It’s weird to have a July Thursday release date pass with no
new major releases, but that’s what happened yesterday.
Australian release dates do not always line up with U.S.
release dates, but when it comes to the summer’s big tentpole releases, usually
they do – in fact, usually we get them at least a day early, allowing me to
have short-term bragging rights on some of the recent Star Wars and Avengers
movies. As it happens, the big release this week in the U.S. is Quentin
Tarantino’s latest, Once Upon a Time in
Hollywood. It’ll take until mid-August for us to get that here in Australia,
probably because it doesn’t walk and talk like your normal summer tentpole
release.
So what did open here yesterday was … a documentary about Diego
Maradona.
Oh I imagine it’s a pretty good movie, since it was directed
by Asif Kapadia, the guy who directed Senna
and Amy. But I don’t care about
soccer or Diego Maradona, so it just underscores how quiet the week is
otherwise. Which is weird for the middle of summer, although in Australia, of
course, it’s the middle of winter.
But it’s hardly unusual for documentaries like this to come
out in July. In fact, July might be the biggest month for documentaries in
Australia, whether that means they’re coming out before they release in the
U.S., or after, since Americans don’t want to watch documentaries in the
summer. When you’re all bundled and scarved up, though, it seems to Australians
to be the prefect time to dump this stuff.
Even without intending to see Diego Maradona, I have seen three documentaries in the cinemas this
month already. They are Apollo 11, Hail Satan? and Mystify: Michael Hutchence, all of which are currently in or
hovering around my top ten for the year.

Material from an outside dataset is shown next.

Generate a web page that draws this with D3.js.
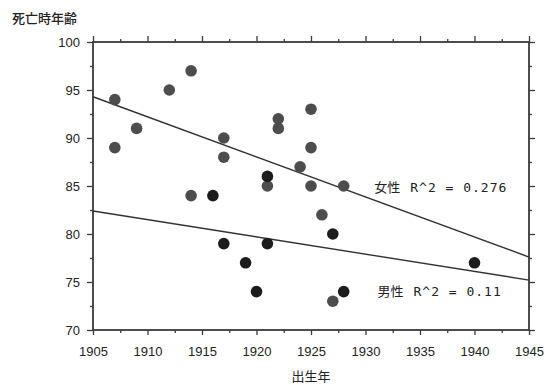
<!DOCTYPE html>
<html>
<head>
<meta charset="utf-8">
<script src="https://cdn.jsdelivr.net/npm/d3@7"></script>
<style>
  body { margin: 0; background: #fff; }
  svg { display: block; }
</style>
</head>
<body>
<svg id="chart" width="547" height="385"></svg>
<script>
// birth year / age at death
const femaleYears = [1907, 1907, 1909, 1912, 1914, 1914, 1917, 1917, 1921, 1922, 1922, 1924, 1925, 1925, 1925, 1926, 1928, 1927];
const femaleAges  = [94, 89, 91, 95, 97, 84, 90, 88, 85, 92, 91, 87, 93, 89, 85, 82, 85, 73];
const maleYears = [1916, 1917, 1919, 1920, 1921, 1921, 1927, 1928, 1940];
const maleAges  = [84, 79, 77, 74, 86, 79, 80, 74, 77];

// fitted trend lines (value at 1905 and 1945)
const fitYears = [1905, 1945];
const femaleFit = [94.3, 77.6];
const maleFit = [82.4, 75.2];

const xTicks = [1905, 1910, 1915, 1920, 1925, 1930, 1935, 1940, 1945];
const yTicks = [70, 75, 80, 85, 90, 95, 100];

const svg = d3.select("#chart");
const fontTick = "'Liberation Sans', Arial, sans-serif";
const fontCJK = "'Noto Sans CJK JP', sans-serif";

const x = d3.scaleLinear().domain([1905, 1945]).range([93, 529]);
const y = d3.scaleLinear().domain([70, 100]).range([330, 42]);

const axisColor = "#3a3a3a";

// minor ticks every 2.5 units, majors every 5
const xMinor = d3.range(1905, 1945.1, 2.5).filter(v => v % 5 !== 0);
const yMinor = d3.range(70, 100.1, 2.5).filter(v => v % 5 !== 0);

const styleAxis = (g) => {
  g.select(".domain").remove();
  g.selectAll("line").attr("stroke", axisColor).attr("stroke-width", 1.3);
  g.selectAll("text")
    .attr("font-family", fontTick)
    .attr("font-size", 13)
    .attr("fill", "#222");
};

// bottom
svg.append("g")
  .attr("transform", `translate(0,${y(70)})`)
  .call(d3.axisBottom(x).tickValues(xTicks).tickFormat(d3.format("d")).tickSize(5).tickPadding(12))
  .call(styleAxis);
svg.append("g")
  .attr("transform", `translate(0,${y(70)})`)
  .call(d3.axisBottom(x).tickValues(xMinor).tickFormat("").tickSize(3))
  .call(styleAxis);

// top
svg.append("g")
  .attr("transform", `translate(0,${y(100)})`)
  .call(d3.axisTop(x).tickValues(xTicks).tickFormat("").tickSize(6))
  .call(styleAxis);
svg.append("g")
  .attr("transform", `translate(0,${y(100)})`)
  .call(d3.axisTop(x).tickValues(xMinor).tickFormat("").tickSize(3))
  .call(styleAxis);

// left
svg.append("g")
  .attr("transform", `translate(${x(1905)},0)`)
  .call(d3.axisLeft(y).tickValues(yTicks).tickSize(6).tickPadding(7))
  .call(styleAxis);
svg.append("g")
  .attr("transform", `translate(${x(1905)},0)`)
  .call(d3.axisLeft(y).tickValues(yMinor).tickFormat("").tickSize(3))
  .call(styleAxis);

// right
svg.append("g")
  .attr("transform", `translate(${x(1945)},0)`)
  .call(d3.axisRight(y).tickValues(yTicks).tickFormat("").tickSize(6))
  .call(styleAxis);
svg.append("g")
  .attr("transform", `translate(${x(1945)},0)`)
  .call(d3.axisRight(y).tickValues(yMinor).tickFormat("").tickSize(3))
  .call(styleAxis);

// frame
svg.append("rect")
  .attr("x", x(1905))
  .attr("y", y(100))
  .attr("width", x(1945) - x(1905))
  .attr("height", y(70) - y(100))
  .attr("fill", "none")
  .attr("stroke", axisColor)
  .attr("stroke-width", 1.8);

// trend lines
const line = d3.line().x(d => x(d[0])).y(d => y(d[1]));
[femaleFit, maleFit].forEach(fit => {
  svg.append("path")
    .attr("d", line(fitYears.map((yr, i) => [yr, fit[i]])))
    .attr("fill", "none")
    .attr("stroke", "#333")
    .attr("stroke-width", 1.4);
});

// dots
const drawDots = (years, ages, color) => {
  svg.append("g")
    .selectAll("circle")
    .data(years.map((yr, i) => ({ year: yr, age: ages[i] })))
    .enter()
    .append("circle")
    .attr("cx", d => x(d.year))
    .attr("cy", d => y(d.age))
    .attr("r", 5.8)
    .attr("fill", color);
};
drawDots(femaleYears, femaleAges, "#4d4d4d");
drawDots(maleYears, maleAges, "#1c1c1c");

// annotations
const addLabel = (sex, r2, year, age) => {
  const t = svg.append("text")
    .attr("x", x(year))
    .attr("y", y(age))
    .attr("fill", "#222")
    .attr("font-size", 13);
  t.append("tspan").attr("font-family", fontCJK).text(sex);
  t.append("tspan")
    .attr("dx", 10)
    .attr("font-family", "'DejaVu Sans Mono', monospace")
    .attr("letter-spacing", 1)
    .text(`R^2 = ${r2}`);
};
addLabel("女性", "0.276", 1930.8, 84.4);
addLabel("男性", "0.11", 1931.1, 73.5);

// axis titles
svg.append("text")
  .attr("x", 12)
  .attr("y", 23)
  .attr("font-family", fontCJK)
  .attr("font-size", 13)
  .attr("font-weight", 500)
  .attr("fill", "#222")
  .text("死亡時年齢");

svg.append("text")
  .attr("x", x(1925))
  .attr("y", 381)
  .attr("text-anchor", "middle")
  .attr("font-family", fontCJK)
  .attr("font-size", 13)
  .attr("fill", "#222")
  .text("出生年");
</script>
</body>
</html>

Those came out in the U.S. in March,
April and “not yet,” respectively. Diego Maradona will bow in the U.S. on the eminently documentary-friendly date of September 20th.
The local arthouse theater is also playing documentaries
called Defend, Conserve, Protect and It All Started With a Stale Sandwich,
which I do not expect to see, in addition to the four already mentioned.
This is not new this year either. Last July there were
enough documentaries out that interested me that I actually saw a pair of them
in one evening, those being RBG and Whitney, as discussed here. I had also
gone to the cinema to see The Gospel
According to Andre earlier that month.
I can’t rely on my own viewing schedule to look farther back
than that, because as I wrote about at the time, Andre was the first documentary I’d seen in the theater in two
years. But I can only assume the aforementioned arthouse cinema was swimming
with non-fiction content in July of 2017 as well.
It does feel more like the time of year to be seeing
documentaries than to be seeing Fast and
Furious Presents: Hobbes and Shaw. Gloves and a scarf are part of my
standard getup when I ride my bike to work in the morning, and the only reason
I’m not also wearing a winter hat is that it’s incompatible with my bike
helmet.
So in the absence of nothing new to watch, I may dig back for a weeks-old fiction film by catching up
with an 11 o’clock screening of Crawl
tonight after I have dinner and drinks with former co-workers. At least, I’m pretty sure this story of a giant
alligator attacking people during a hurricane isn’t based on real events.